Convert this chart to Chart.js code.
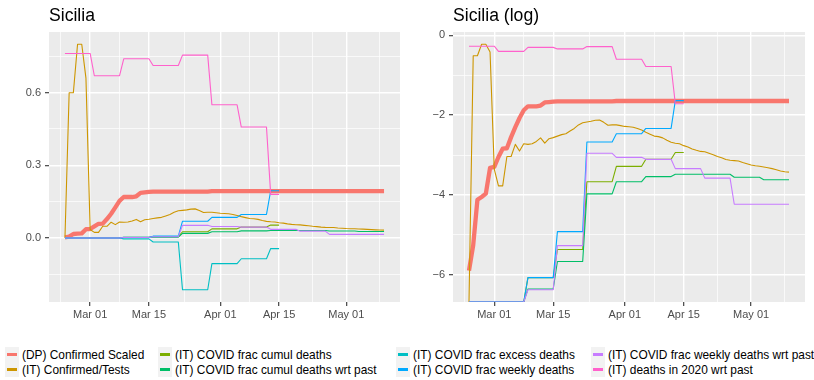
<!DOCTYPE html>
<html>
<head>
<meta charset="utf-8">
<script src="https://cdn.jsdelivr.net/npm/chart.js@4.4.1/dist/chart.umd.min.js"></script>
<style>
  body { margin: 0; background: #fff; width: 814px; height: 380px; overflow: hidden; position: relative;
         font-family: "Liberation Sans", Arial, sans-serif; }
  #leftChart { position: absolute; left: 0; top: 0; }
  #rightChart { position: absolute; left: 407px; top: 0; }
  #legend { position: absolute; left: 5px; top: 347px; display: grid;
            grid-template-columns: 153px 238px 195px 230px; grid-template-rows: 15px 15px; grid-auto-flow: column; }
  .item { display: flex; align-items: center; font-size: 11.9px; color: #000; white-space: nowrap; }
  .key { width: 14px; height: 15px; background: #F2F2F2; position: relative; margin-right: 3px; flex: none; }
  .key span { position: absolute; left: 2px; width: 10px; top: 6px; height: 3px; }
</style>
</head>
<body>
<canvas id="leftChart" width="407" height="330"></canvas>
<canvas id="rightChart" width="407" height="330"></canvas>
<div id="legend"></div>

<script>
// day 0 = 24 Feb 2020, last day = 10 May 2020
const xTickDays = [6, 20, 37, 51, 67];
const xTickLabels = ["Mar 01", "Mar 15", "Apr 01", "Apr 15", "May 01"];
const linTicks = [0, 0.3, 0.6];
const linTickLabels = ["0.0", "0.3", "0.6"];
const logTicks = [-6, -4, -2, 0];
const logTickLabels = ["\u22126", "\u22124", "\u22122", "0"];

const seriesNames = [
  "(DP) Confirmed Scaled", "(IT) Confirmed/Tests", "(IT) COVID frac cumul deaths",
  "(IT) COVID frac cumul deaths wrt past", "(IT) COVID frac excess deaths",
  "(IT) COVID frac weekly deaths", "(IT) COVID frac weekly deaths wrt past", "(IT) deaths in 2020 wrt past"
];
const seriesColors = ["#F8766D", "#CD9600", "#7CAE00", "#00BE67", "#00BFC4", "#00A9FF", "#C77CFF", "#FF61CC"];

// daily series (one value per day from day 0)
const confirmedScaled = [
  0.00274, 0.0052, 0.0162, 0.0174, 0.0189, 0.0361, 0.0369, 0.0474, 0.0584, 0.059,
  0.078, 0.100, 0.126, 0.153, 0.169, 0.169, 0.169, 0.172, 0.186, 0.188,
  0.190, 0.191, 0.191, 0.191, 0.191, 0.191, 0.191, 0.191, 0.191, 0.191,
  0.191, 0.191, 0.191, 0.191, 0.191, 0.193, 0.193, 0.193, 0.193, 0.193,
  0.193, 0.193, 0.193, 0.193, 0.193, 0.193, 0.193, 0.193, 0.193, 0.193,
  0.193, 0.193, 0.193, 0.193, 0.193, 0.193, 0.193, 0.193, 0.193, 0.193,
  0.193, 0.193, 0.193, 0.193, 0.193, 0.193, 0.193, 0.193, 0.193, 0.193,
  0.193, 0.193, 0.193, 0.193, 0.193, 0.193, 0.193
];
const confirmedTests = [
  0, 0.60, 0.60, 0.80, 0.80, 0.66, 0.035, 0.023, 0.023, 0.048,
  0.048, 0.065, 0.055, 0.066, 0.065, 0.066, 0.070, 0.0765, 0.067, 0.075,
  0.077, 0.080, 0.083, 0.085, 0.091, 0.097, 0.106, 0.112, 0.114, 0.116,
  0.119, 0.120, 0.113, 0.105, 0.106, 0.106, 0.104, 0.102, 0.101, 0.100,
  0.097, 0.093, 0.088, 0.084, 0.080, 0.079, 0.0765, 0.072, 0.0685, 0.067,
  0.066, 0.063, 0.061, 0.058, 0.056, 0.0545, 0.054, 0.052, 0.050, 0.048,
  0.0465, 0.0446, 0.0437, 0.0433, 0.0429, 0.0412, 0.040, 0.0388, 0.038, 0.0376,
  0.0369, 0.0362, 0.0354, 0.0344, 0.0334, 0.0327, 0.0324
];

// weekly step series: corner days and values
const shortStepDays = [0, 13, 14, 20, 21, 27, 28, 34, 35, 41, 42, 48, 49, 51];
const cumulDeaths  = [0, 0, 0.0023, 0.0023, 0.00466, 0.00466, 0.0255, 0.0255, 0.0375, 0.0375, 0.0447, 0.0447, 0.053, 0.053];
const excessDeaths = [0, 0, -0.004, -0.004, -0.017, -0.017, -0.214, -0.214, -0.106, -0.106, -0.086, -0.086, -0.044, -0.044];
const weeklyDeaths = [0, 0, 0.0023, 0.0023, 0.0073, 0.0073, 0.069, 0.069, 0.085, 0.085, 0.097, 0.097, 0.195, 0.195];

const longStepDays = [0, 13, 14, 20, 21, 27, 28, 34, 35, 41, 42, 48, 49, 55, 56, 62, 63, 69, 70, 76];
const cumulDeathsPast  = [0, 0, 0.00173, 0.00173, 0.00345, 0.00345, 0.0188, 0.0188, 0.0255, 0.0255,
                          0.029, 0.029, 0.0307, 0.0307, 0.0307, 0.0307, 0.0285, 0.0285, 0.0268, 0.0268];
const weeklyDeathsPast = [0, 0, 0.0017, 0.0017, 0.00514, 0.00514, 0.052, 0.052, 0.047, 0.047,
                          0.0447, 0.0447, 0.0354, 0.0354, 0.0279, 0.0279, 0.0145, 0.0145, 0.0145, 0.0145];

const deaths2020Days = [0, 6, 7, 13, 14, 20, 21, 27, 28, 34, 35, 41, 42, 48, 49, 51];
const deaths2020Past = [0.762, 0.762, 0.67, 0.67, 0.74, 0.74, 0.712, 0.712, 0.755, 0.755, 0.55, 0.55, 0.458, 0.458, 0.18, 0.18];

const dailyDays = confirmedScaled.map((v, i) => i);
const seriesDays = [dailyDays, dailyDays, shortStepDays, longStepDays, shortStepDays, shortStepDays, longStepDays, deaths2020Days];
const seriesVals = [confirmedScaled, confirmedTests, cumulDeaths, cumulDeathsPast, excessDeaths, weeklyDeaths, weeklyDeathsPast, deaths2020Past];

// ggplot-like 5% expansion
function expand(lo, hi) { const p = (hi - lo) * 0.05; return [lo - p, hi + p]; }
function minorsOf(major, lo, hi) {
  const out = [];
  const step0 = major[1] - major[0], stepN = major[major.length - 1] - major[major.length - 2];
  out.push(major[0] - step0 / 2);
  for (let i = 0; i < major.length - 1; i++) out.push((major[i] + major[i + 1]) / 2);
  out.push(major[major.length - 1] + stepN / 2);
  return out.filter(v => v >= lo && v <= hi);
}

const allDays = seriesDays.flat();
const [xMin, xMax] = expand(Math.min(...allDays), Math.max(...allDays));

function logOf(v) {
  if (v === null) return null;
  if (v > 0) return Math.log(v);
  if (v === 0) return -Infinity;
  return null;
}

function buildChart(canvasId, title, transform, majors, majorLabels, padRight, yWidth) {
  const tvals = seriesVals.map(arr => arr.map(transform));
  const finite = tvals.flat().filter(v => v !== null && isFinite(v));
  const [yMin, yMax] = expand(Math.min(...finite), Math.max(...finite));

  const datasets = seriesNames.map((name, i) => ({
    label: name,
    data: seriesDays[i].map((d, j) => {
      let y = tvals[i][j];
      if (y === -Infinity) y = yMin;   // -Inf drawn on the panel edge, as ggplot does
      return { x: d, y: y };
    }),
    borderColor: seriesColors[i],
    backgroundColor: seriesColors[i],
    borderWidth: i === 0 ? 4.3 : 1.1,
    pointRadius: 0,
    tension: 0,
    borderJoinStyle: "round",
    order: seriesNames.length - i,
    spanGaps: false
  }));

  const xMinors = minorsOf(xTickDays, xMin, xMax);
  const yMinors = minorsOf(majors, yMin, yMax);

  const gridOpts = {
    color: "#FFFFFF",
    lineWidth: ctx => (ctx.tick && ctx.tick.minor ? 0.7 : 1.4),
    tickColor: ctx => (ctx.tick && ctx.tick.minor ? "rgba(0,0,0,0)" : "#333333"),
    tickWidth: 1.1,
    tickLength: 4
  };
  const tickFont = { family: "'Liberation Sans', Arial, sans-serif", size: 11 };

  return new Chart(document.getElementById(canvasId), {
    type: "line",
    data: { datasets },
    options: {
      responsive: false,
      animation: false,
      layout: { padding: { left: 0, right: padRight, top: 32, bottom: 0 } },
      plugins: { legend: { display: false }, tooltip: { enabled: false },
                 panelBg: { title: title } },
      scales: {
        x: {
          type: "linear", min: xMin, max: xMax,
          grid: gridOpts, border: { display: false },
          afterBuildTicks: s => {
            s.ticks = xTickDays.map(v => ({ value: v }))
              .concat(xMinors.map(v => ({ value: v, minor: true })))
              .sort((a, b) => a.value - b.value);
          },
          afterFit: s => { s.height = 28; },
          ticks: {
            autoSkip: false, maxRotation: 0, padding: 2, color: "#4D4D4D", font: tickFont,
            callback: v => { const k = xTickDays.indexOf(v); return k >= 0 ? xTickLabels[k] : ""; }
          }
        },
        y: {
          type: "linear", min: yMin, max: yMax,
          grid: gridOpts, border: { display: false },
          afterBuildTicks: s => {
            s.ticks = majors.map(v => ({ value: v }))
              .concat(yMinors.map(v => ({ value: v, minor: true })))
              .sort((a, b) => a.value - b.value);
          },
          afterFit: s => { s.width = yWidth; },
          ticks: {
            autoSkip: false, padding: 4, color: "#4D4D4D", font: tickFont,
            callback: v => { const k = majors.indexOf(v); return k >= 0 ? majorLabels[k] : ""; }
          }
        }
      }
    },
    plugins: [{
      id: "panelBg",
      beforeDraw(chart) {
        const { ctx, chartArea: a } = chart;
        ctx.save();
        ctx.fillStyle = "#EBEBEB";
        ctx.fillRect(a.left, a.top, a.right - a.left, a.bottom - a.top);
        ctx.restore();
      },
      afterDraw(chart, args, opts) {
        const { ctx, chartArea: a } = chart;
        ctx.save();
        ctx.fillStyle = "#000000";
        ctx.font = "17.6px 'Liberation Sans', Arial, sans-serif";
        ctx.textBaseline = "alphabetic";
        ctx.fillText(opts.title, a.left, 21);
        ctx.restore();
      }
    }]
  });
}

buildChart("leftChart", "Sicilia", v => v, linTicks, linTickLabels, 7, 49);
buildChart("rightChart", "Sicilia (log)", logOf, logTicks, logTickLabels, 9, 46);

// legend (4 columns, filled column by column)
const legend = document.getElementById("legend");
seriesNames.forEach((name, i) => {
  const item = document.createElement("div");
  item.className = "item";
  const key = document.createElement("div");
  key.className = "key";
  const line = document.createElement("span");
  line.style.background = seriesColors[i];
  key.appendChild(line);
  const txt = document.createElement("span");
  txt.textContent = name;
  item.appendChild(key);
  item.appendChild(txt);
  legend.appendChild(item);
});
</script>
</body>
</html>
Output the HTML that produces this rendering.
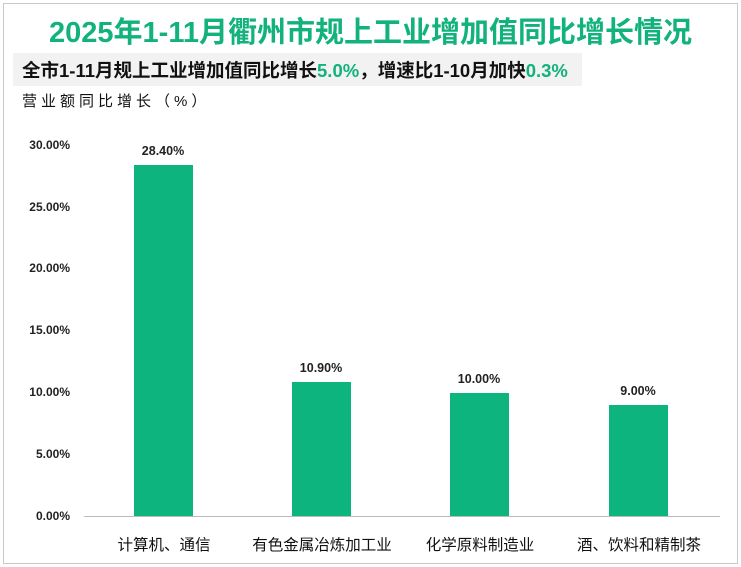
<!DOCTYPE html><html><head><meta charset="utf-8"><style>
body{margin:0;width:741px;height:567px;background:#fff;font-family:"Liberation Sans","Noto Sans CJK SC",sans-serif;position:relative;overflow:hidden}
.frame{position:absolute;left:3px;top:3px;width:733px;height:559px;border:1px solid #c8c8c8}
.t{position:absolute;white-space:nowrap}
.yl{position:absolute;left:0;width:70px;text-align:right;font-size:12px;font-weight:bold;color:#222}
.bar{position:absolute;width:59px;background:#0db47e}
.vl{position:absolute;width:100px;text-align:center;font-size:12.5px;font-weight:bold;color:#222}
.xl{position:absolute;width:180px;text-align:center;font-size:15.5px;color:#111;top:533px}
</style></head><body>
<div class="frame"></div>
<div class="t" style="left:0;width:741px;text-align:center;top:9px;font-size:29px;font-weight:bold;color:#11b27c">2025年1-11月衢州市规上工业增加值同比增长情况</div>
<div style="position:absolute;left:13px;top:53px;width:569px;height:33px;background:#f2f2f2"></div>
<div class="t" style="left:22px;top:57px;font-size:18.5px;font-weight:bold;color:#111">全市1-11月规上工业增加值同比增长<span style="color:#11b27c">5.0%</span>，增速比1-10月加快<span style="color:#11b27c">0.3%</span></div>
<div class="t" style="left:22px;top:90px;font-size:15px;letter-spacing:4px;color:#111">营业额同比增长（%）</div>
<div class="yl" style="top:138px">30.00%</div>
<div class="yl" style="top:200px">25.00%</div>
<div class="yl" style="top:261px">20.00%</div>
<div class="yl" style="top:323px">15.00%</div>
<div class="yl" style="top:385px">10.00%</div>
<div class="yl" style="top:447px">5.00%</div>
<div class="yl" style="top:509px">0.00%</div>
<div style="position:absolute;left:84px;top:516px;width:636px;height:1px;background:#bbb"></div>
<div class="bar" style="left:134px;top:165px;height:351px"></div>
<div class="bar" style="left:292px;top:382px;height:134px"></div>
<div class="bar" style="left:450px;top:393px;height:123px"></div>
<div class="bar" style="left:609px;top:405px;height:111px"></div>
<div class="vl" style="left:113px;top:144px">28.40%</div>
<div class="vl" style="left:271px;top:361px">10.90%</div>
<div class="vl" style="left:429px;top:372px">10.00%</div>
<div class="vl" style="left:588px;top:384px">9.00%</div>
<div class="xl" style="left:74px">计算机、通信</div>
<div class="xl" style="left:232px">有色金属冶炼加工业</div>
<div class="xl" style="left:390px">化学原料制造业</div>
<div class="xl" style="left:549px">酒、饮料和精制茶</div>
</body></html>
◆ ◆ ◆ ◆ ◆ ◆ ◆
[Task description] Scan the listing above and identify each line holding the string "this"; copy every such line.

[The response]
Convert this chart to Chart.js code.
Output the HTML that produces this rendering.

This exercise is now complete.